One thing you’ll note is that the pipe character instead the jq
command acts just like the pipe character would on a normal command line. You use it to filter the output of the left side of the pipe into the right side of the pipe.
Here, we want to look into the beans hierarchy and extract out the data structure that contains the hadoop:service=Master,name=Master data.
$ curl -s http://hbase-master:60010/jmx | \ jq '.beans[] | select(.name == "hadoop:service=Master,name=Master")'
This is going to print out information about the current Regionservers, what regions are assigned to those Regionservers, the load each region is seeing. This is all great and useful information if you want to know per-Regionserver statistics from the Master’s viewpoint. We only need a subset of the Master data that does not deal with the individual Regionservers.
Let’s have jq
remove the Regionservers data so we can focus on the Master info.
$ curl -s http://hbase-master:60010/jmx | \ jq '.beans[] | select(.name == "hadoop:service=Master,name=Master") | del(.RegionServers[])' { "IsActiveMaster": true, "DeadRegionServers": [ "hdn01.example.net:60020", "hdn13.example.net:60020", "hdn01.example.net:60020", "hdn20.example.net:60020", "hdn12.example.net:60020" ], "ZookeeperQuorum": "hdn01.example.net:2181,hdn01.example.net:2181,hdn01.example.net:2181", "RegionServers": [], "RegionsInTransition": [], "name": "hadoop:service=Master,name=Master", "modelerType": "org.apache.hadoop.hbase.master.MXBeanImpl", "ClusterId": "1777204b-2fba-49ab-ae93-e9f9a8bbe10b", "MasterStartTime": 1420585763679, "MasterActiveTime": 1420585914045, "Coprocessors": [ "AccessController" ], "ServerName": "hbase-master.example.net,60000,1420585762914", "AverageLoad": 85.88349514563107 }
Immediately, you can see that the Master we’re talking to is the active one. You can see that we have a handful of dead Regionservers. You can see that we have some load on the cluster. Also, the RegionServers
section is empty because we’ve purposefully deleted it out of the output with jq
.
We’ve whittled down the data structure and discovered that what we want is the DeadRegionServers data structure. Let’s extract that further so we can use it.
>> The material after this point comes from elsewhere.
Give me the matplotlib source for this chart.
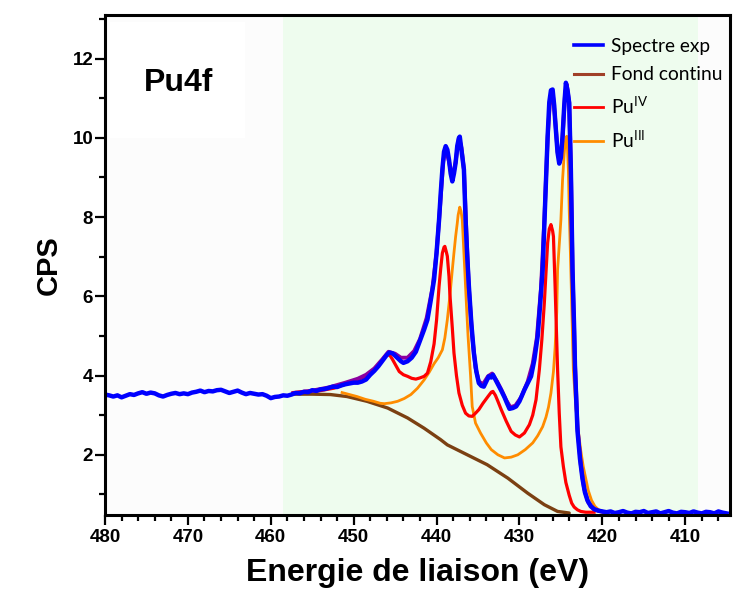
import matplotlib
matplotlib.use("Agg")
import matplotlib.pyplot as plt
from matplotlib.patches import Rectangle
from matplotlib.lines import Line2D

# ---------------- data ----------------
exp_E = [480.0, 479.5, 479.0, 478.5, 478.0, 477.5, 477.0, 476.5, 476.0, 475.5, 475.0, 474.5,
         474.0, 473.5, 473.0, 472.5, 472.0, 471.5, 471.0, 470.5, 470.0, 469.5, 469.0, 468.5,
         468.0, 467.5, 467.0, 466.5, 466.0, 465.5, 465.0, 464.5, 464.0, 463.5, 463.0, 462.5,
         462.0, 461.5, 461.0, 460.5, 460.0, 459.5, 459.0, 458.5, 458.0, 457.5, 457.0, 456.5,
         456.0, 455.5, 455.0, 454.5, 454.0, 453.5, 453.0, 452.5, 452.0, 451.5, 451.0, 450.5,
         450.0, 449.5, 449.0, 448.5, 448.0, 447.5, 447.0, 446.5, 446.0, 445.7, 445.3, 445.0,
         444.7, 444.3, 444.0, 443.5, 443.0, 442.5, 442.0, 441.5, 441.1, 440.7, 440.3, 440.0,
         439.7, 439.5, 439.3, 439.1, 438.9, 438.7, 438.5, 438.3, 438.1, 437.9, 437.7, 437.5,
         437.3, 437.2, 437.0, 436.7, 436.5, 436.3, 436.1, 435.8, 435.5, 435.2, 434.9, 434.6,
         434.3, 434.0, 433.7, 433.4, 433.2, 432.9, 432.6, 432.2, 431.8, 431.5, 431.2, 430.8,
         430.4, 430.0, 429.4, 428.9, 428.6, 428.2, 427.8, 427.5, 427.2, 426.9, 426.6, 426.4,
         426.2, 426.0, 425.8, 425.7, 425.4, 425.2, 425.0, 424.8, 424.6, 424.4, 424.2, 424.0,
         423.8, 423.6, 423.4, 423.3, 423.0, 422.7, 422.4, 422.1, 421.8, 421.4, 421.0, 420.5,
         420.0, 419.5, 419.0, 418.5, 418.0, 417.5, 417.0, 416.5, 416.0, 415.5, 415.0, 414.5,
         414.0, 413.5, 413.0, 412.5, 412.0, 411.5, 411.0, 410.5, 410.0, 409.5, 409.0, 408.5,
         408.0, 407.5, 407.0, 406.5, 406.0, 405.5, 405.0]
exp_I = [3.52, 3.50, 3.47, 3.50, 3.45, 3.49, 3.53, 3.51, 3.55, 3.58, 3.54, 3.57,
         3.55, 3.50, 3.47, 3.51, 3.54, 3.56, 3.53, 3.55, 3.53, 3.57, 3.59, 3.62,
         3.58, 3.61, 3.60, 3.63, 3.64, 3.60, 3.56, 3.59, 3.62, 3.57, 3.53, 3.56,
         3.54, 3.52, 3.53, 3.49, 3.43, 3.46, 3.47, 3.50, 3.49, 3.52, 3.56, 3.55,
         3.59, 3.58, 3.63, 3.61, 3.65, 3.66, 3.69, 3.72, 3.71, 3.75, 3.78, 3.80,
         3.82, 3.82, 3.85, 3.90, 4.02, 4.12, 4.24, 4.38, 4.52, 4.58, 4.56, 4.50,
         4.44, 4.36, 4.32, 4.36, 4.45, 4.60, 4.88, 5.16, 5.41, 5.90, 6.42, 7.10,
         7.93, 8.60, 9.20, 9.65, 9.79, 9.70, 9.45, 9.10, 8.90, 9.10, 9.37, 9.80,
         10.00, 10.03, 9.70, 9.20, 7.93, 7.00, 6.25, 5.30, 4.57, 4.10, 3.81, 3.74,
         3.72, 3.85, 3.98, 3.95, 4.02, 3.90, 3.78, 3.62, 3.45, 3.30, 3.16, 3.18,
         3.22, 3.35, 3.64, 3.85, 3.98, 4.40, 4.99, 5.80, 6.67, 8.36, 10.04, 10.90,
         11.20, 11.22, 10.80, 10.46, 9.62, 9.35, 9.50, 10.04, 10.80, 11.39, 11.20, 10.88,
         9.20, 6.67, 5.16, 4.20, 2.60, 1.90, 1.40, 1.05, 0.85, 0.70, 0.63, 0.59,
         0.57, 0.55, 0.57, 0.53, 0.55, 0.58, 0.54, 0.52, 0.56, 0.55, 0.58, 0.53,
         0.55, 0.57, 0.52, 0.55, 0.58, 0.54, 0.52, 0.56, 0.55, 0.53, 0.57, 0.54,
         0.52, 0.56, 0.55, 0.52, 0.57, 0.54, 0.52]

fit_E = [457.3, 455.0, 453.0, 451.0, 449.5, 448.5, 447.5, 446.5, 445.8, 445.0, 444.3, 443.5,
         442.7, 442.0, 441.2, 440.5, 440.0, 439.6, 439.2, 438.9, 438.5, 438.1, 437.7, 437.3,
         437.0, 436.7, 436.4, 436.1, 435.7, 435.3, 434.9, 434.4, 433.8, 433.3, 432.7, 432.2,
         431.6, 431.1, 430.5, 429.8, 429.0, 428.4, 427.9, 427.4, 427.0, 426.6, 426.3, 426.0,
         425.7, 425.4, 425.1, 424.8, 424.5, 424.3, 424.0, 423.8, 423.6, 423.3, 423.0, 422.6,
         422.2, 421.7, 421.0, 420.0]
fit_I = [3.55, 3.62, 3.70, 3.82, 3.92, 4.02, 4.18, 4.42, 4.60, 4.55, 4.45, 4.45,
         4.62, 4.92, 5.45, 6.20, 7.10, 8.20, 9.40, 9.75, 9.40, 8.95, 9.40, 10.00,
         9.75, 9.20, 7.60, 6.20, 5.00, 4.20, 3.85, 3.78, 3.98, 4.05, 3.85, 3.65,
         3.38, 3.20, 3.24, 3.45, 3.85, 4.30, 4.95, 6.20, 7.90, 10.00, 11.00, 11.15,
         10.50, 9.65, 9.40, 10.00, 11.10, 11.35, 10.90, 9.30, 6.70, 4.30, 2.70, 1.75,
         1.15, 0.80, 0.62, 0.56]

bg_E = [457.3, 455.0, 452.8, 450.8, 448.4, 445.9, 443.5, 441.5, 439.5, 438.7, 436.3,
        433.9, 431.4, 429.0, 427.0, 425.4, 424.0]
bg_I = [3.53, 3.53, 3.52, 3.47, 3.35, 3.18, 2.93, 2.67, 2.38, 2.25, 2.00,
        1.75, 1.41, 1.03, 0.74, 0.57, 0.53]

pu4_E = [457.3, 456.0, 454.0, 452.4, 451.0, 449.6, 448.8, 448.0, 447.3, 446.7, 446.2, 445.9,
         445.6, 445.3, 444.9, 444.5, 444.0, 443.5, 443.0, 442.5, 442.0, 441.5, 441.1, 440.7,
         440.3, 440.0, 439.7, 439.5, 439.3, 439.1, 439.0, 438.8, 438.7, 438.5, 438.4, 438.1,
         437.9, 437.6, 437.3, 436.9, 436.5, 436.1, 435.7, 435.3, 434.9, 434.4, 433.8, 433.4,
         433.2, 432.9, 432.6, 432.2, 431.6, 431.0, 430.5, 430.0, 429.4, 428.8, 428.4, 428.0,
         427.6, 427.3, 427.0, 426.8, 426.6, 426.4, 426.2, 426.0, 425.9, 425.7, 425.55, 425.4,
         425.2, 425.0, 424.7, 424.4, 424.0, 423.7, 423.4, 423.0, 422.6, 422.0, 421.0]
pu4_I = [3.57, 3.60, 3.62, 3.68, 3.78, 3.89, 3.96, 4.06, 4.20, 4.36, 4.48, 4.53,
         4.50, 4.40, 4.25, 4.10, 4.02, 3.98, 3.93, 3.91, 3.94, 3.98, 4.06, 4.35,
         4.80, 5.40, 6.25, 6.70, 7.09, 7.24, 7.26, 7.10, 7.01, 6.50, 6.08, 5.20,
         4.57, 4.00, 3.56, 3.25, 3.05, 2.98, 2.97, 3.05, 3.14, 3.30, 3.47, 3.58,
         3.60, 3.50, 3.35, 3.14, 2.85, 2.59, 2.50, 2.45, 2.55, 2.76, 3.00, 3.39,
         4.15, 4.90, 5.83, 6.60, 7.35, 7.70, 7.81, 7.65, 7.51, 6.25, 5.20, 4.15,
         3.05, 2.20, 1.70, 1.30, 0.98, 0.78, 0.68, 0.61, 0.57, 0.55, 0.55]

pu3_E = [451.4, 450.5, 449.6, 448.6, 447.6, 446.8, 446.3, 445.5, 444.7, 443.9, 443.1, 442.3,
         441.5, 440.9, 440.3, 439.8, 439.3, 439.0, 438.7, 438.4, 438.1, 437.9, 437.7, 437.5,
         437.4, 437.2, 437.05, 436.9, 436.75, 436.6, 436.4, 436.2, 435.9, 435.7, 435.3, 434.7,
         434.0, 433.4, 432.6, 431.8, 431.0, 430.2, 429.3, 428.4, 427.8, 427.2, 426.8, 426.5,
         426.2, 425.9, 425.7, 425.5, 425.4, 425.2, 425.0, 424.8, 424.6, 424.5, 424.3, 424.2,
         424.1, 424.0, 423.8, 423.5, 423.2, 422.9, 422.6, 422.3, 422.0, 421.7, 421.3, 420.9,
         420.5, 420.0]
pu3_I = [3.57, 3.52, 3.47, 3.40, 3.35, 3.30, 3.29, 3.31, 3.35, 3.42, 3.52, 3.68,
         3.89, 4.08, 4.30, 4.45, 4.65, 4.95, 5.41, 6.00, 6.67, 7.10, 7.51, 7.85,
         8.05, 8.25, 8.15, 7.93, 7.30, 6.67, 5.80, 4.99, 4.00, 3.22, 2.80, 2.55,
         2.30, 2.13, 2.00, 1.92, 1.94, 2.00, 2.13, 2.30, 2.48, 2.71, 2.95, 3.20,
         3.56, 4.10, 4.70, 5.60, 6.67, 7.30, 7.93, 8.94, 9.60, 9.87, 10.04, 9.70,
         9.20, 8.20, 6.67, 4.15, 3.20, 2.60, 2.10, 1.70, 1.40, 1.10, 0.85, 0.70,
         0.62, 0.57]

series_labels = ["Spectre exp", "Fond continu", "Pu$^{\\mathregular{IV}}$", "Pu$^{\\mathregular{III}}$"]
x_ticks = [480, 470, 460, 450, 440, 430, 420, 410]
y_ticks = [2, 4, 6, 8, 10, 12]

# ---------------- figure ----------------
W, H = 748, 599
L, R, T, B = 105, 730, 15, 515
fig = plt.figure(figsize=(W / 100, H / 100), dpi=100)
ax = fig.add_axes([L / W, (H - B) / H, (R - L) / W, (B - T) / H])
ax.set_facecolor("#fcfcfc")

ax.set_xlim(480, 404.6)
ax.set_ylim(0.48, 13.1)

ax.axvspan(458.5, 408.5, color="#eefcee", zorder=0, lw=0)
ax.add_patch(Rectangle(((110 - L) / (R - L), (B - 138) / (B - T)), 135 / (R - L), 116 / (B - T),
                       transform=ax.transAxes, facecolor="white", edgecolor="none", zorder=0.5))

c_blue = "#0000ff"
c_brown = "#7b4012"
c_red = "#ff0000"
c_orange = "#ff8c00"
c_purple = "#8b00a0"

ax.plot(bg_E, bg_I, color=c_brown, lw=2.4, zorder=2, solid_capstyle="round")
ax.plot(pu3_E, pu3_I, color=c_orange, lw=2.0, zorder=3)
ax.plot(pu4_E, pu4_I, color=c_red, lw=2.3, zorder=4)
ax.plot(fit_E, fit_I, color=c_purple, lw=2.8, zorder=5)
ax.plot(exp_E, exp_I, color=c_blue, lw=3.2, zorder=6)

# axes styling
for s in ax.spines.values():
    s.set_linewidth(2.2)
    s.set_zorder(10)
ax.set_xticks(x_ticks)
ax.set_xticks([x for x in range(406, 481, 2)], minor=True)
ax.set_yticks(y_ticks)
ax.set_yticks([1, 3, 5, 7, 9, 11, 13], minor=True)
ax.tick_params(which="major", direction="out", length=7, width=1.6)
ax.tick_params(which="minor", direction="out", length=4, width=1.6)
ax.tick_params(axis="x", which="major", pad=3)
ax.tick_params(axis="y", which="major", pad=1.5)
lab_font = dict(family=["Liberation Sans", "DejaVu Sans"], weight="bold", size=13.5)
ax.set_xticklabels([str(v) for v in x_ticks], **lab_font)
ax.set_yticklabels([str(v) for v in y_ticks], **lab_font)

ax.set_xlabel("Energie de liaison (eV)", family=["Liberation Sans", "DejaVu Sans"],
              weight="bold", size=23, labelpad=9)
ax.set_ylabel("CPS", family=["Liberation Sans", "DejaVu Sans"], weight="bold", size=21,
              labelpad=7)

ax.text(144 / W, 1 - 91 / H, "Pu4f", transform=fig.transFigure, ha="left", va="baseline",
        family=["Liberation Sans", "DejaVu Sans"], weight="bold", size=23)

handles = [Line2D([], [], color=c_blue, lw=2.6),
           Line2D([], [], color="#a04028", lw=2.2),
           Line2D([], [], color=c_red, lw=2.0),
           Line2D([], [], color=c_orange, lw=2.0)]
leg = ax.legend(handles, series_labels, loc="upper left",
                bbox_to_anchor=(574 / W, 1 - 38 / H), bbox_transform=fig.transFigure,
                frameon=False, borderpad=0, borderaxespad=0, handlelength=1.5,
                handletextpad=0.45, labelspacing=0.6,
                prop=dict(family=["Lato", "DejaVu Sans"], size=13.8))
leg.set_zorder(20)

fig.savefig("out.png", dpi=100)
:; curl -s http://hbase-master:60010/jmx | \ jq '.beans[] | select(.name == "hadoop:service=Master,name=Master") | .DeadRegionServers[] ' "hdn01.example.net:60020" "hdn13.example.net:60020" "hdn01.example.net:60020" "hdn20.example.net:60020" "hdn12.example.net:60020"
We’ve extracted the list of dead Regionservers. You’ll note that there’s some extraneous stuff on here that needs to be cleaned up. We want to feed this host list into pdsh so we can distribute the ssh commands in parallel.
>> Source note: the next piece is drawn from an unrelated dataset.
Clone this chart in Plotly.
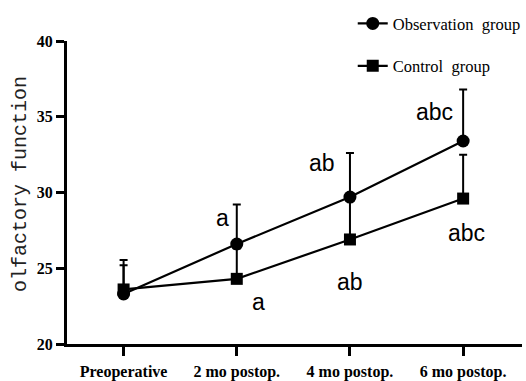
import plotly.graph_objects as go

categories = ["Preoperative", "2 mo postop.", "4 mo postop.", "6 mo postop."]
obs_mean = [23.3, 26.6, 29.7, 33.4]
obs_err = [1.9, 2.6, 2.9, 3.4]
ctrl_mean = [23.6, 24.3, 26.9, 29.6]
ctrl_err = [1.95, 2.0, 2.6, 2.9]

label_text = ["a", "a", "ab", "ab", "abc", "abc"]
label_x = [0.87, 1.19, 1.75, 2.0, 2.75, 3.03]
label_y = [28.3, 22.8, 31.95, 24.1, 35.3, 27.3]

xs = list(range(len(categories)))
serif = "Liberation Serif, Times New Roman, serif"

fig = go.Figure()
fig.add_trace(go.Scatter(
    x=xs, y=ctrl_mean, mode="lines+markers", name="Control  group",
    legendgroup="c", legendrank=2,
    line=dict(color="black", width=2.2),
    marker=dict(symbol="square", size=12, color="black"),
    error_y=dict(type="data", array=ctrl_err, arrayminus=[0]*4, symmetric=False,
                 color="black", thickness=2, width=4),
))
fig.add_trace(go.Scatter(
    x=xs, y=obs_mean, mode="lines+markers", name="Observation  group",
    legendgroup="o", legendrank=1,
    line=dict(color="black", width=2.2),
    marker=dict(symbol="circle", size=13, color="black"),
    error_y=dict(type="data", array=obs_err, arrayminus=[0]*4, symmetric=False,
                 color="black", thickness=2, width=4),
))

for t, x, y in zip(label_text, label_x, label_y):
    fig.add_annotation(x=x, y=y, text=t, showarrow=False, xref="x", yref="y",
                       font=dict(family="Liberation Sans, Arial, sans-serif", size=23, color="black"))

fig.add_annotation(x=-0.1033, y=0.528, xref="paper", yref="paper", text="olfactory function",
                   textangle=-90, showarrow=False, xanchor="center", yanchor="middle",
                   font=dict(family="Liberation Mono, Courier New, monospace", size=20, color="#222"))

fig.update_layout(
    width=526, height=381,
    margin=dict(l=67, r=4, t=41, b=37, autoexpand=False),
    paper_bgcolor="white", plot_bgcolor="white",
    showlegend=True,
    legend=dict(x=0.628, xanchor="left", y=1.115, yanchor="top",
                font=dict(family=serif, size=16.5, color="black"),
                tracegroupgap=18, bgcolor="rgba(0,0,0,0)"),
    xaxis=dict(range=[-0.5, 3.52], tickvals=xs, ticktext=categories, automargin=False,
               showgrid=False, zeroline=False, showline=True, linecolor="black", linewidth=3,
               ticks="outside", ticklen=9, tickwidth=3, tickcolor="black",
               ticklabelstandoff=2,
               tickfont=dict(family=serif, size=16, color="black", weight="bold")),
    yaxis=dict(range=[20, 40], tickvals=[20, 25, 30, 35, 40], automargin=False,
               showgrid=False, zeroline=False, showline=True, linecolor="black", linewidth=3,
               ticks="outside", ticklen=8, tickwidth=3, tickcolor="black",
               tickfont=dict(family=serif, size=16, color="black", weight="bold")),
)

fig.write_html("out.html")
$ curl -s http://hbase-master:60010/jmx | jq '.beans[] | select(.name == "hadoop:service=Master,name=Master") | .DeadRegionServers[] ' |\ sed -e 's/:60020//' |\ tr -d '"' |\ tr '\n' , hdn13.example.net,hdn01.example.net,hdn20.example.net,hdn12.example.net,
Finally, this means we can do this to initiate the actual restarts.
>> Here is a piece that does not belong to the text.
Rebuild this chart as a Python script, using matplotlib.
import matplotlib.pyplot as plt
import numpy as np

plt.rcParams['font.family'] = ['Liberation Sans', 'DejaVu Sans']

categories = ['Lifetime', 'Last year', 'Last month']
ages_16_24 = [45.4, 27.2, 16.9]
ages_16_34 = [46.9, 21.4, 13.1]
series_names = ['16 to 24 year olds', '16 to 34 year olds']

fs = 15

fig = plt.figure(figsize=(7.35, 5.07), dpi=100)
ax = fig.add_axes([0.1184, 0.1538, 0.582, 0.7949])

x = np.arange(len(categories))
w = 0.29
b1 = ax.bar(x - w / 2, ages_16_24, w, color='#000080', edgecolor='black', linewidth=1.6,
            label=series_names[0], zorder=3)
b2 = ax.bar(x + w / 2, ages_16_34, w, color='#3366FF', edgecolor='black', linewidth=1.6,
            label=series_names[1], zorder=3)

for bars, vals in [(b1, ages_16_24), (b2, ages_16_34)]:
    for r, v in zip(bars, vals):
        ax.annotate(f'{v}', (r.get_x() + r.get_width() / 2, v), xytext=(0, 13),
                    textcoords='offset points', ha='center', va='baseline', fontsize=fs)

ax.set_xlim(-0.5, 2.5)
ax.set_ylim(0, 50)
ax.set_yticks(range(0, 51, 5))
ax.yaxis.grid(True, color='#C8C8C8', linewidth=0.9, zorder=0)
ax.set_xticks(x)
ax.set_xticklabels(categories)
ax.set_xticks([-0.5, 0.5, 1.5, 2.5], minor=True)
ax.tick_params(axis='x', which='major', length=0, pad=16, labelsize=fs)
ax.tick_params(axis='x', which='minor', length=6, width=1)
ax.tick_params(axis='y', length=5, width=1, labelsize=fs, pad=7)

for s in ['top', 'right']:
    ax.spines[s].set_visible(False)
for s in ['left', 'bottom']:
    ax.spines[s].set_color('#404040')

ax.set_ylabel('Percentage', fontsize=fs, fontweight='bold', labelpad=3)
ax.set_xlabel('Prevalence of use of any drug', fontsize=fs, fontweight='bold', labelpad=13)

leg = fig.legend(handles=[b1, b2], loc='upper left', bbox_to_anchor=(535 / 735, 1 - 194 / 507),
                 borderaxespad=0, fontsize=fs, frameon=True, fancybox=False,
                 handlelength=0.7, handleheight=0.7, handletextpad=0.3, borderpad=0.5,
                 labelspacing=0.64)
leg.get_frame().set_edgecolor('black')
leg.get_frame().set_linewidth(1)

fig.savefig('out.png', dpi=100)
$ host_list=$(curl -s http://hbase-master:60010/jmx | jq '.beans[] | select(.name == "hadoop:service=Master,name=Master") | .DeadRegionServers[] ' | sed -e 's/:60020//' | tr -d '"' | tr '\n' , ) $ echo $host_list hdn13.example.net,hdn01.example.net,hdn20.example.net,hdn12.example.net, $ sudo pdsh -w $host_list service hbase-regionserver restart hdn12: Restarting Hadoop HBase regionserver daemon: Stopping Hadoop HBase regionserver daemon: no regionserver to stop because kill -0 of pid 17917 failed with status 1 hdn01: Restarting Hadoop HBase regionserver daemon: Stopping Hadoop HBase regionserver daemon: no regionserver to stop because kill -0 of pid 29969 failed with status 1 hdn13: Restarting Hadoop HBase regionserver daemon: Stopping Hadoop HBase regionserver daemon: no regionserver to stop because kill -0 of pid 18833 failed with status 1 hdn12: hbase-regionserver. hdn01: hbase-regionserver. hdn20: Restarting Hadoop HBase regionserver daemon: Stopping Hadoop HBase regionserver daemon: no regionserver to stop because kill -0 of pid 10849 failed with status 1 hdn20: hbase-regionserver. hdn13: hbase-regionserver. hdn12: Starting Hadoop HBase regionserver daemon: starting regionserver, logging to /var/log/hbase/hbase-hbase-regionserver-hdn12.out hdn01: Starting Hadoop HBase regionserver daemon: starting regionserver, logging to /var/log/hbase/hbase-hbase-regionserver-hdn01.out hdn13: Starting Hadoop HBase regionserver daemon: starting regionserver, logging to /var/log/hbase/hbase-hbase-regionserver-hdn13.out hdn20: Starting Hadoop HBase regionserver daemon: starting regionserver, logging to /var/log/hbase/hbase-hbase-regionserver-hdn20.out hdn12: hbase-regionserver. hdn13: hbase-regionserver. hdn01: hbase-regionserver. hdn20: hbase-regionserver.
Finally … PROFIT!
We now have the basic outline of what we need to do to automate this recovery. For example, we could build a Nagios check around this to automatically restart dead Regionservers if any ever show up in the dead list. Or we could make it only restart if there are more than X percent of your cluster in a dead state. The point is, there’s a lot of information in the JMX JSON output that you can use to automate responses to. jq
makes it easy to do for those tools or responses that don’t require a full-blown scripted environment to handle.
The JMX data is not limited to HBase daemons. We also use this within HDFS for tracking things in the Namenode and within the JobTracker to extract some data about jobs. If you’ve got other Hadoop daemons running, you should see if they export the JMX data for further interesting uses!